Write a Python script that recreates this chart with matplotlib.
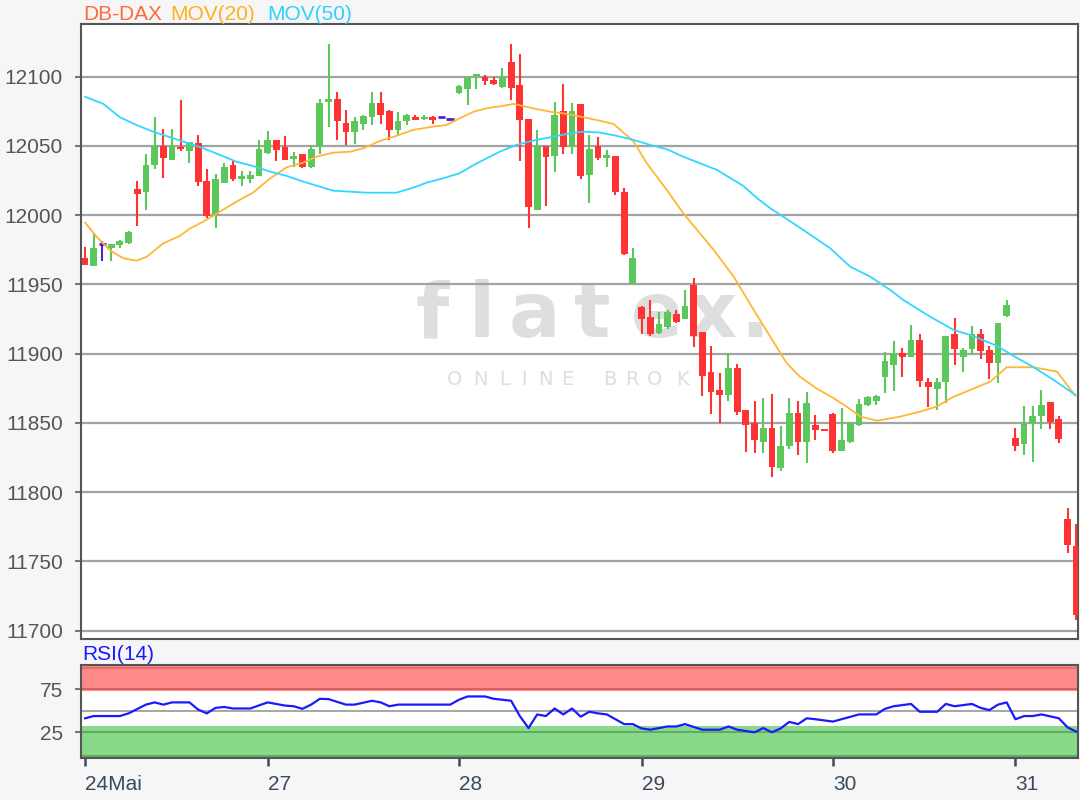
import numpy as np
import matplotlib
matplotlib.use("Agg")
import matplotlib.pyplot as plt

plt.rcParams["font.family"] = ["Liberation Sans", "DejaVu Sans"]

# hourly candles DB-DAX (open, high, low, close)
opens = [11969, 11963, 11979, 11976.5, 11978.5, 11980, 12019, 12016.5, 12036, 12050,
         12040, 12049.5, 12046, 12052, 12024.5, 12000, 12023.5, 12036.5, 12026, 12026,
         12028.5, 12045, 12054, 12049.5, 12040.5, 12044, 12034.5, 12049, 12081.5, 12084,
         12066.5, 12060, 12065.5, 12070.5, 12081, 12075, 12061.5, 12068, 12071, 12069.5,
         12071, 12071, 12069.5, 12088, 12091, 12100.5, 12100, 12097.5, 12092.5, 12110.5,
         12094, 12069.5, 12004, 12050, 12043, 12075.5, 12049, 12080.5, 12029, 12050,
         12041.5, 12042.5, 12017, 11950.5, 11933.5, 11926.5, 11915, 11919, 11928.5, 11925,
         11949.5, 11916, 11887, 11874, 11870, 11890, 11859.5, 11850, 11836.5, 11846,
         11817.5, 11833, 11857.5, 11836, 11848.5, 11845, 11856.5, 11830, 11836.5, 11848.5,
         11863, 11865.5, 11883, 11891.5, 11900.5, 11897.5, 11910, 11879.5, 11874.5, 11879.5,
         11914.5, 11897.5, 11903.5, 11914, 11902.5, 11893, 11927.5, 11839, 11834.5, 11850,
         11855, 11865, 11852.5, 11780.5, 11761]
highs = [11977, 11987, 11981, 11979.5, 11982, 11988.5, 12025, 12044, 12071, 12062.5,
         12062.5, 12083, 12053, 12058, 12033.5, 12030, 12038, 12039.5, 12032, 12032,
         12054, 12061, 12054, 12057, 12045.5, 12044, 12050.5, 12084, 12123.5, 12089,
         12076, 12071, 12072, 12089, 12089, 12076, 12074.5, 12073, 12072, 12072.5,
         12071.5, 12071, 12069.5, 12094, 12099.5, 12102, 12101, 12100, 12106, 12123.5,
         12116, 12069.5, 12061.5, 12050, 12082, 12094.5, 12081, 12080.5, 12058, 12056.5,
         12047, 12042.5, 12019.5, 11976, 11934.5, 11938.5, 11930, 11931.5, 11931.5, 11946,
         11954.5, 11916, 11905.5, 11886, 11900.5, 11892.5, 11859.5, 11865.5, 11868, 11871,
         11847.5, 11868, 11865.5, 11872, 11856, 11845, 11857.5, 11860.5, 11851, 11867,
         11869.5, 11870.5, 11901, 11909, 11904, 11920.5, 11914.5, 11882.5, 11882.5, 11913,
         11926, 11904, 11920, 11917.5, 11905.5, 11922, 11939, 11846.5, 11862.5, 11862.5,
         11874, 11865, 11855, 11788.5, 11777]
lows = [11964, 11963, 11967, 11967, 11976, 11979, 11992, 12004, 12033, 12027,
        12040, 12046.5, 12037.5, 12021, 11998, 11991, 12023, 12025, 12021, 12023.5,
        12028, 12044, 12039, 12039.5, 12035, 12034, 12034, 12044, 12063.5, 12054.5,
        12050.5, 12051.5, 12061.5, 12065, 12065.5, 12054, 12057, 12065, 12068.5, 12068.5,
        12066, 12071, 12069.5, 12087.5, 12079.5, 12091, 12094, 12094, 12092, 12083,
        12039, 11991, 12003.5, 12006.5, 12031.5, 12044.5, 12044.5, 12026, 12008.5, 12040,
        12034.5, 12014.5, 11971, 11950, 11914.5, 11912.5, 11914.5, 11918, 11922, 11925,
        11905, 11869.5, 11856.5, 11850, 11865.5, 11856, 11829, 11828.5, 11828, 11811,
        11815.5, 11831, 11827, 11821, 11838, 11844.5, 11828, 11829.5, 11835.5, 11848,
        11862.5, 11863, 11871.5, 11873, 11883, 11897.5, 11876, 11861.5, 11859, 11864.5,
        11892, 11886.5, 11899.5, 11896, 11882, 11879, 11926.5, 11830, 11827, 11822,
        11845.5, 11845.5, 11835.5, 11756, 11708]
closes = [11964, 11976.5, 11979, 11979, 11981, 11987.5, 12015, 12036, 12050, 12041.5,
          12050, 12048, 12053, 12024, 11999.5, 12026, 12035, 12026, 12028, 12029,
          12048, 12054, 12047, 12040, 12042.5, 12034.5, 12048, 12081, 12084, 12068,
          12060, 12068, 12071.5, 12081, 12072, 12061.5, 12068, 12072, 12069, 12071,
          12069, 12071, 12069.5, 12093, 12099.5, 12102, 12096.5, 12095, 12100, 12092,
          12069, 12006, 12050, 12042, 12072, 12049, 12075.5, 12028, 12048, 12041,
          12043.5, 12017, 11972, 11969, 11925, 11914, 11921.5, 11930, 11923, 11934.5,
          11912.5, 11884, 11872.5, 11870, 11890, 11858, 11848.5, 11838, 11846, 11818,
          11833, 11857.5, 11836, 11864.5, 11845, 11844.5, 11829.5, 11837.5, 11851, 11864,
          11868.5, 11869.5, 11894.5, 11900.5, 11897.5, 11910, 11880, 11876, 11879.5, 11913,
          11903.5, 11902.5, 11914, 11902, 11893, 11922, 11935, 11833, 11849.5, 11855,
          11863, 11850.5, 11838.5, 11762, 11711.5]

# moving averages read at points along the lines (candle index, price)
mov20_x = [0, 1.3, 2.9, 4.4, 5.9, 7.1, 9.0, 10.9, 12.1, 13.6, 15.5, 17.4, 19.3, 21.3, 23.2,
           25.1, 26.6, 28.5, 30.5, 32.0, 33.9, 35.8, 37.7, 40.0, 41.6, 43.1, 44.7, 46.2, 47.7,
           49.3, 51.6, 53.5, 55.4, 57.3, 59.2, 60.8, 63.1, 64.6, 66.9, 68.8, 70.7, 72.3, 74.6,
           76.9, 78.8, 80.7, 82.2, 84.1, 86.1, 87.6, 89.2, 91.1, 93.7, 96.0, 97.9, 99.9, 101.8,
           104.1, 106.0, 109.1, 111.8, 113.9]
mov20 = [11994.6, 11984.5, 11974.4, 11968.9, 11967.1, 11970.0, 11979.7, 11985.0, 11990.5,
         11995.3, 12002.5, 12009.7, 12016.2, 12026.6, 12034.6, 12037.9, 12042.2, 12045.1,
         12045.8, 12048.3, 12053.6, 12057.2, 12061.5, 12063.9, 12065.1, 12070.0, 12074.7,
         12077.2, 12078.5, 12080.3, 12077.0, 12074.7, 12073.1, 12070.7, 12068.2, 12065.8,
         12053.1, 12037.5, 12018.2, 12001.4, 11986.9, 11974.9, 11955.6, 11931.6, 11912.3,
         11893.1, 11883.5, 11875.0, 11867.8, 11861.7, 11854.5, 11851.6, 11854.5, 11858.1,
         11861.7, 11868.9, 11873.8, 11879.8, 11890.2, 11890.2, 11887.0, 11869.5]
mov50_x = [0, 2.1, 4.0, 5.9, 7.8, 9.8, 11.7, 13.6, 15.5, 17.4, 19.3, 21.3, 23.2, 25.1, 27.0,
           28.5, 32.4, 35.8, 38.1, 39.3, 41.2, 43.1, 44.7, 46.2, 47.7, 49.6, 51.6, 53.5, 55.4,
           57.3, 59.2, 61.2, 63.1, 65.0, 66.9, 68.8, 70.7, 72.7, 75.7, 77.3, 78.8, 80.3, 82.6,
           85.7, 88.0, 90.3, 92.6, 94.1, 97.2, 99.9, 101.8, 104.9, 106.8, 109.1, 111.4, 113.9]
mov50 = [12085.5, 12080.3, 12070.7, 12065.1, 12060.3, 12056.2, 12052.3, 12048.3, 12043.5,
         12038.6, 12035.5, 12031.4, 12028.3, 12024.2, 12020.6, 12017.7, 12016.2, 12016.2,
         12020.6, 12023.5, 12026.6, 12030.3, 12036.2, 12041.1, 12045.8, 12050.7, 12053.9,
         12056.2, 12058.6, 12060.3, 12059.6, 12057.2, 12054.3, 12050.7, 12047.6, 12042.2,
         12037.5, 12032.6, 12021.1, 12012.2, 12005.0, 11998.9, 11989.3, 11976.1, 11962.8,
         11955.6, 11946.0, 11938.8, 11926.7, 11917.1, 11913.5, 11905.6, 11898.3, 11890.2,
         11881.0, 11870.2]

# RSI(14) read at the line's corners
rsi_x = [0, 1, 4, 5, 7, 8, 9, 10, 12, 13, 14, 15, 16, 17, 19, 21, 23, 24, 25, 26,
         27, 28, 30, 31, 33, 34, 35, 36, 42, 43, 44, 46, 47, 49, 50, 51, 52, 53, 54, 55,
         56, 57, 58, 59, 60, 61, 62, 63, 64, 65, 67, 68, 69, 71, 73, 74, 75, 77, 78, 79,
         80, 81, 82, 83, 84, 86, 87, 89, 91, 92, 93, 95, 96, 98, 99, 100, 102, 103, 104, 105,
         106, 107, 108, 109, 110, 112, 113, 114]
rsi = [41.3, 43.9, 43.9, 47, 57.2, 59.8, 57.2, 59.8, 59.8, 51.5, 47, 53.4, 54.5, 52.7, 52.7,
       59.8, 56.1, 55.3, 52.3, 57.2, 64, 63.6, 57.2, 57.2, 61.7, 59.8, 55.3, 57.2, 57.2, 62.9,
       66.7, 66.7, 64, 61.7, 43.9, 29.9, 45.8, 43.9, 52.7, 45.8, 52.7, 43.2, 48.9, 47, 45.8,
       40.2, 34.5, 34.5, 29.5, 28, 31.8, 31.8, 34.5, 28, 28, 31.8, 28, 25, 29.9, 25,
       29.5, 37.1, 34.5, 41.3, 40.2, 37.5, 40.2, 45.8, 45.8, 52.3, 55.3, 58, 48.9, 48.9, 58,
       55.3, 58, 53.4, 50.8, 57.2, 59.8, 40.2, 43.9, 43.9, 45.8, 41.3, 30.7, 25.8]

day_pos = [0, 21, 43, 64, 86, 107]
day_labels = ["24Mai", "27", "28", "29", "30", "31"]
price_ticks = [11700, 11750, 11800, 11850, 11900, 11950, 12000, 12050, 12100]

green = "#5cc85c"
red = "#ff3333"
doji = "#4a22d6"
bg = "#f6f6f6"
W, H = 1080, 800

fig = plt.figure(figsize=(10.8, 8), dpi=100, facecolor=bg)
ax = fig.add_axes([81 / W, 1 - 639 / H, 997 / W, 615 / H])
rax = fig.add_axes([81 / W, 1 - 758 / H, 997 / W, 93 / H])

# watermark
for ch, px in zip("flatex.", [432, 482, 535, 592, 657, 712, 755]):
    ax.text(px / W, 1 - 337 / H, ch, transform=fig.transFigure, ha="center", va="baseline",
            fontsize=55, fontweight="bold", color="#dedede", family="DejaVu Sans", zorder=0.3)
for ch, px in zip("ONLINEBROK", [455, 480, 505, 524, 545, 567, 610, 632, 655, 682]):
    ax.text(px / W, 1 - 385 / H, ch, transform=fig.transFigure, ha="center", va="baseline",
            fontsize=14, color="#dedede", family="DejaVu Sans", zorder=0.3)

# candles
x = np.arange(len(opens))
for i in x:
    o, h, l, c = opens[i], highs[i], lows[i], closes[i]
    if o == c:
        col = doji
    elif c > o:
        col = green
    else:
        col = red
    ax.vlines(i, l, h, color=col, lw=1.5, zorder=3)
    if o == c:
        ax.hlines(o, i - 0.45, i + 0.45, color=col, lw=2, zorder=4)
    else:
        ax.bar(i, max(abs(c - o), 1.2), bottom=min(o, c), width=0.78, color=col, zorder=4)

ax.plot(mov20_x, mov20, color="#ffb733", lw=1.3, zorder=5)
ax.plot(mov50_x, mov50, color="#33d6ff", lw=1.3, zorder=5)

ax.set_xlim(-0.47, 114.2)
ax.set_ylim(11694, 12138)
ax.set_yticks(price_ticks)
ax.set_yticklabels([str(v) for v in price_ticks])
ax.set_axisbelow(True)
ax.yaxis.grid(True, color="#a3a3a3", lw=1.6)
ax.tick_params(axis="x", bottom=False, labelbottom=False)
ax.tick_params(axis="y", length=4, width=1.5, color="#777777", labelcolor="#555555",
               labelsize=15, pad=9)
for sp in ax.spines.values():
    sp.set_color("#555555")
    sp.set_linewidth(1.5)

# RSI panel
rax.set_xlim(-0.47, 114.2)
rax.set_ylim(-4.9, 103.3)
rax.axhspan(73.4, 103.3, color="#ff8a8a", lw=0, zorder=0.5)
rax.axhspan(-4.9, 32.3, color="#8ad88a", lw=0, zorder=0.5)
rax.axhline(75, color="#dd6060", lw=1.5, zorder=1)
rax.axhline(99.5, color="#e57070", lw=1.5, zorder=1)
rax.axhline(25, color="#5fae5f", lw=1.5, zorder=1)
rax.axhline(-2.5, color="#5fae5f", lw=1.5, zorder=1)
rax.axhline(50, color="#a8a8a8", lw=1.5, zorder=1)
rax.plot(rsi_x, rsi, color="#1a1aff", lw=1.6, zorder=3)

rax.set_yticks([25, 75])
rax.set_yticklabels(["25", "75"])
rax.set_xticks(day_pos)
rax.set_xticklabels(day_labels, ha="left")
rax.tick_params(axis="y", length=4, width=1.5, color="#777777", labelcolor="#555555",
                labelsize=15, pad=9)
rax.tick_params(axis="x", length=6, width=1.8, color="#3a4a5c", labelcolor="#3a4a5c",
                labelsize=15, pad=6)
for sp in rax.spines.values():
    sp.set_color("#555555")
    sp.set_linewidth(1.5)

# titles
fig.text(83 / W, 1 - 14 / H, "DB-DAX", color="#ff6a3d", fontsize=15, va="center", ha="left")
fig.text(170 / W, 1 - 14 / H, "MOV(20)", color="#ffb020", fontsize=15, va="center", ha="left")
fig.text(267 / W, 1 - 14 / H, "MOV(50)", color="#30d0ff", fontsize=15, va="center", ha="left")
fig.text(82 / W, 1 - 655 / H, "RSI(14)", color="#1a1aff", fontsize=15, va="center", ha="left")

fig.savefig("out.png", dpi=100, facecolor=bg)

.....

Copy all lines in the listing above where the string "matplotlib" appears.

Write a Python script that recreates this chart with matplotlib.
import matplotlib
matplotlib.use("Agg")
import matplotlib.pyplot as plt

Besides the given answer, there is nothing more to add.